Environment Waikato has already been taking action to improve the condition of Lake Waikare, which a Canadian engineer has pronounced “dead”.

Ron Coley – who was brought to New Zealand by Ducks Unlimited to report on the wetlands - said the area was an embarrassment to New Zealand.

Environment Waikato Resource Information Group Manager Tony Petch said the Council was well aware of the lake’s poor health and was awaiting a decision from the Environment Court on appeals to consent decisions on the lake’s flood gates. The conditions would allow improvements to water quality by amongst other things providing a fish pass to promote a healthy ecosystem.

“This is a very shallow lake, about 1-1.5 metres deep, and many of the issues relate to re-suspension of sediment stirred up by wind and waves, preventing aquatic plants which act to stabilise suspended sediment from becoming established. About 80 percent of this sediment comes from the Matahuru Stream which drains large areas of steep and erodable land.”

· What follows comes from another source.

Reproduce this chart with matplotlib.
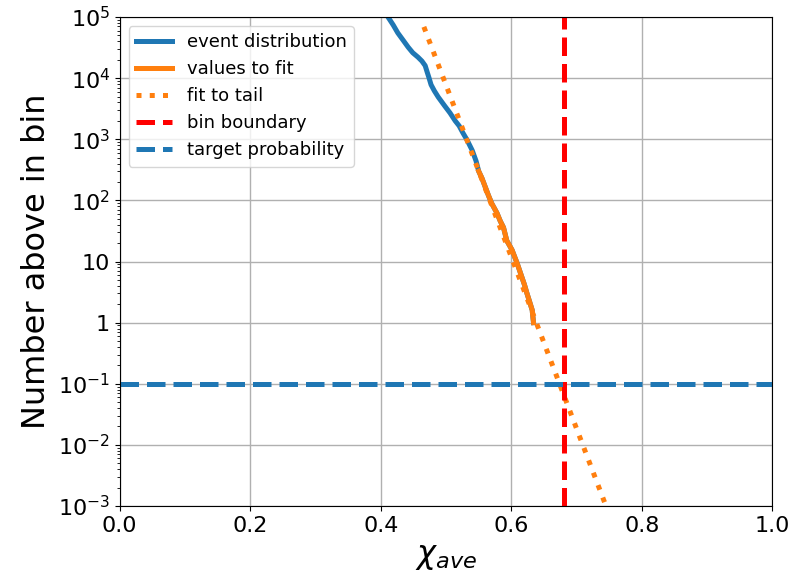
import matplotlib
matplotlib.use("Agg")
import matplotlib.pyplot as plt
import numpy as np
from matplotlib.ticker import FixedLocator, LogLocator, NullFormatter

# cumulative counts
dist_x = [0.405, 0.411, 0.419, 0.426, 0.434, 0.442, 0.449, 0.457, 0.463, 0.468,
          0.471, 0.474, 0.477, 0.482, 0.488, 0.498, 0.506, 0.514, 0.520, 0.526,
          0.532, 0.540, 0.546]
dist_y = [1.3e5, 1.0e5, 7.4e4, 5.5e4, 4.2e4, 3.2e4, 2.6e4, 2.2e4, 1.9e4, 1.6e4,
          1.26e4, 1.0e4, 7.8e3, 6.2e3, 4.9e3, 3.5e3, 2.7e3, 2.0e3, 1.66e3, 1.26e3,
          980, 660, 440]
fit_vals_x = [0.550, 0.555, 0.560, 0.565, 0.570, 0.578, 0.583, 0.588, 0.593, 0.601,
              0.605, 0.609, 0.616, 0.620, 0.624, 0.628, 0.632, 0.634]
fit_vals_y = [300, 230, 166, 120, 89, 62, 46, 36, 22, 15.5, 12, 9.3, 5.6, 4.2,
              3.0, 2.2, 1.6, 1.0]
tail_x = [0.466, 0.76]
tail_y = [6.9e4, 3.8e-4]
bin_edge = 0.68
target = 0.1

ytick_vals = [1e-3, 1e-2, 1e-1, 1, 10, 1e2, 1e3, 1e4, 1e5]
ytick_labels = ['$10^{-3}$', '$10^{-2}$', '$10^{-1}$', '1', '10',
                '$10^{2}$', '$10^{3}$', '$10^{4}$', '$10^{5}$']

fig = plt.figure(figsize=(7.93, 5.86), dpi=100)
ax = fig.add_axes([0.151, 0.1365, 0.823, 0.8345])

lw = 3.6
ax.plot(dist_x + fit_vals_x, dist_y + fit_vals_y, color='C0', lw=lw, label='event distribution')
ax.plot(fit_vals_x, fit_vals_y, color='C1', lw=lw, label='values to fit')
ax.plot(tail_x, tail_y, color='C1', lw=lw, ls=':', label='fit to tail')
ax.axvline(bin_edge, color='red', lw=lw, ls='--', label='bin boundary')
ax.axhline(target, color='C0', lw=lw, ls='--', label='target probability')

ax.set_yscale('log')
ax.set_xlim(0, 1)
ax.set_ylim(1e-3, 1e5)
ax.yaxis.set_major_locator(FixedLocator(ytick_vals))
ax.set_yticklabels(ytick_labels)
ax.yaxis.set_minor_locator(LogLocator(base=10, subs=np.arange(2, 10), numticks=20))
ax.yaxis.set_minor_formatter(NullFormatter())
ax.tick_params(labelsize=16)
ax.grid(True, which='major', color='#b0b0b0', lw=1)

ax.set_xlabel(r'$\chi_{ave}$', fontsize=23)
ax.set_ylabel('Number above in bin', fontsize=23)
ax.legend(loc='upper left', fontsize=13)

fig.savefig('out.png', dpi=100)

The lake also forms part of the flood control system for the Waikato River and it is vital in managing large floods. In the 1998 flood it played a major part in storing the flood wave and protecting low lying land down stream from flood waters.

Dr Petch says the pest fish koi carp are prevalent, eating small invertebrates and stirring up the mud.

“As part of the consent process we are also proposing to fence more than 20 kilometres of streams draining into the catchment. This will reduce sediment entering the lake.

“We are proposing actions to clean up the lake and are awaiting the outcome of the appeal process to we can start work to enhance the health of the lake.”

Freshwater ecologist Grant Barnes said the decline in water fowl numbers was caused by a combination of many factors – wetland loss throughout the Region, dry climatic conditions, and hunting pressure.

“Lakes are only part of a productive wetland system. The areas next door to lakes that regularly flood are highly productive wildlife areas. Environment Waikato supported the construction of the weir within the Whangamarino wetland, which aims to address many of the concerns raised by Ron Coley.”

More work is also proposed under Project Watershed to improve lake conditions.

Environment Waikato, Waipa District Council, DoC and the Fish and Game Council were working together to develop an accord to improve lake management.